Questi ragazzi vanno contro le idee comuni che vedono gli stranieri come qualcuno da temere, o ricacciare indietro, o penalizzare, o degradare.

 

Mi sono chiesto perché questo loro atteggiamento è così naturale pur essendo diverso da ciò che ci viene imposto dall’esterno? La risposta è stata semplice: hanno provato e provano con mano cosa vuol dire vivere in un ambiente multiculturale, cosa vuol dire integrarsi con gli altri. In un ambiente così non si può non apprezzare, gioire e arricchirsi della diversità dell’altro.

 

Finito di leggere l’articolo la mia mente ha vagato tra i ricordi del master fatto a Strasburgo, dove ho passato quasi un anno con altri 51 studenti di 26 nazioni diverse.Certo, è stata un’esperienza molto diversa, fatta inoltre non da sedicenne ma con almeno il doppio degli anni sulle spalle; ma per certi versi è stata molto simile.

 

La scuola fonda il suo successo sulle tre “I” come da statuto: Intercultura, Internazionalità, Interdisciplina.

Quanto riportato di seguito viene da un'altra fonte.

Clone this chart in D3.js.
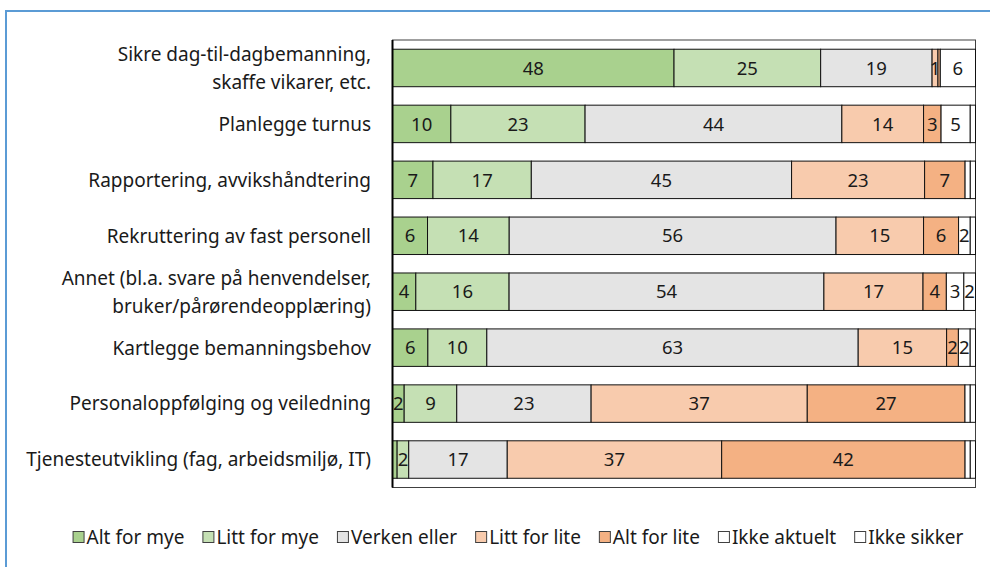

E su questa base i cosiddetti “Professori” (l’intero staff è multietnico come la classe!) si pongono al livello degli studenti per venire loro incontro, per far famiglia, per vivere insieme questa esperienza unica! Le serate interculturali sono all’ordine del giorno, previste dal programma di svago della scuola. Durante queste serate, ragazzi (e professori) di nazionalità sempre diverse per l’occasione, parlano della loro cultura, preparano i loro cibi, cantano le loro canzoni per far conoscere il loro “mondo” a tutti gli altri.

Per semplicità mia vi allego direttamente quello che ho scritto qualche tempo fa su di essa, sul mio blog personale (http://follementelibero.posterous.com/) col titolo L’Unità nella Diversità.

 

In conclusione, ritengo che bisogna trovarsi a vivere fino in fondo certe esperienze per poter capire quanto sia stupido, innaturale e fuori da ogni logica accanirsi tanto contro “Lo Straniero” come fosse un’entità aliena o qualcosa di spaventoso.

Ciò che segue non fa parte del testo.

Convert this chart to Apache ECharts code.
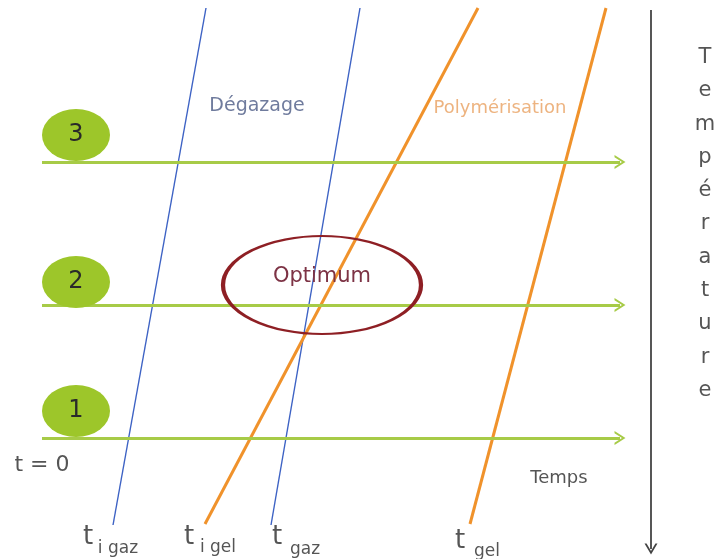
<!DOCTYPE html>
<html><head><meta charset="utf-8">
<script src="https://cdn.jsdelivr.net/npm/echarts@6/dist/echarts.min.js"></script>
<style>html,body{margin:0;padding:0;background:#fff}#c{width:722px;height:559px}</style>
</head><body><div id="c"></div>
<script>
// Diagram coordinates (x: time, y: temperature downward)
const degazageLines = [ [[206, 8], [113, 525]], [[360, 8], [271, 525]] ];
const polymerLines  = [ [[478, 8], [205, 524]], [[606, 8], [470, 524]] ];
const levelLabels = ['3', '2', '1'];
const levelY = [162, 305, 438];
const levelStartX = 42, levelEndX = 620;
const bubbleX = 76;
const bubbleY = [135, 282, 411];
const optimumCenter = [322, 285];
const tempAxisX = 651, tempAxisTop = 10, tempAxisBottom = 549;
const tLabels = [
  {main: 't', sub: 'i gaz', x: 88, y: 537, sx: 118, sy: 549},
  {main: 't', sub: 'i gel', x: 189, y: 537, sx: 218, sy: 548},
  {main: 't', sub: 'gaz',   x: 277, y: 537, sx: 305, sy: 550},
  {main: 't', sub: 'gel',   x: 460, y: 541, sx: 487, sy: 552}
];

const FONT = '"DejaVu Sans", sans-serif';
const chev = 'path://M0,10 L5,0 L10,10 L8.4,10 L5,3.2 L1.6,10 Z';
const series = [];
degazageLines.forEach(l => series.push({type:'line', data:l, symbol:'none', silent:true,
  lineStyle:{color:'#3d62c4', width:1.4}, z:3}));
polymerLines.forEach(l => series.push({type:'line', data:l, symbol:'none', silent:true,
  lineStyle:{color:'#f0922b', width:3}, z:4}));
series.push({type:'line', data:[], silent:true,
  markLine:{silent:true, symbol:['none', chev], symbolSize:[14,11], label:{show:false},
    lineStyle:{color:'#a7cb47', width:3, type:'solid'},
    data: levelY.map(y => [{coord:[levelStartX, y]}, {coord:[levelEndX, y]}])}, z:2});
series.push({type:'line', data:[], silent:true,
  markLine:{silent:true, symbol:['none', chev], symbolSize:[13,11], label:{show:false},
    lineStyle:{color:'#444', width:1.8, type:'solid'},
    data: [[{coord:[tempAxisX, tempAxisTop]}, {coord:[tempAxisX, tempAxisBottom]}]]}});
series.push({type:'scatter', silent:true, symbol:'circle', symbolSize:[68,52],
  itemStyle:{color:'#9dc62a', opacity:1},
  data: levelLabels.map((t,i)=>({value:[bubbleX, bubbleY[i]], name:t})),
  label:{show:true, position:'inside', formatter:'{b}', color:'#2a2a2a', fontSize:24, fontFamily:FONT}, z:5});
series.push({type:'scatter', silent:true, symbol:'circle', symbolSize:[198,98],
  itemStyle:{color:'rgba(0,0,0,0)', borderColor:'#8e1f24', borderWidth:3, opacity:1},
  data:[{value:optimumCenter, name:'Optimum'}],
  label:{show:true, position:'inside', offset:[0,-8], formatter:'{b}', color:'#7d3345', fontSize:21, fontFamily:FONT}, z:6});
function txt(items, style){
  series.push({type:'scatter', silent:true, symbolSize:0, data:items.map(d=>({value:[d[1],d[2]], name:d[0]})),
    label:Object.assign({show:true, position:'inside', formatter:'{b}', fontFamily:FONT}, style), z:7});
}
txt([['Dégazage', 257, 106]], {color:'#4b5a85', fontSize:19});
txt([['Polymérisation', 500, 108]], {color:'#e8a060', fontSize:18});
txt([['t = 0', 42, 465]], {color:'#2a2a2a', fontSize:22});
txt([['Temps', 559, 478]], {color:'#2a2a2a', fontSize:18});
txt([['Température'.split('').join('\n'), 705, 224]], {color:'#2a2a2a', fontSize:21, lineHeight:33.3});
txt(tLabels.map(d=>[d.main, d.x, d.y]), {color:'#2a2a2a', fontSize:26});
txt(tLabels.map(d=>[d.sub, d.sx, d.sy]), {color:'#2a2a2a', fontSize:17});

const chart = echarts.init(document.getElementById('c'));
chart.setOption({
  animation:false,
  grid:{left:0, right:0, top:0, bottom:0},
  xAxis:{type:'value', min:0, max:722, show:false},
  yAxis:{type:'value', min:0, max:559, inverse:true, show:false},
  series
});
</script></body></html>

Chi ha “paura” degli stranieri è colui che ha una mentalità molto ristretta, paesana (passatemi il termine), chiusa alle diversità. Magari non ha mai avuto l’occasione di conoscerne davvero qualcuno oppure, si ferma ai luoghi comuni.

 

Ora però devo lasciarvi… i piatti sono ancora nell’acquaio e… credo sia il momento di andare a fare anche il resto della Sua Volontà per questa domenica.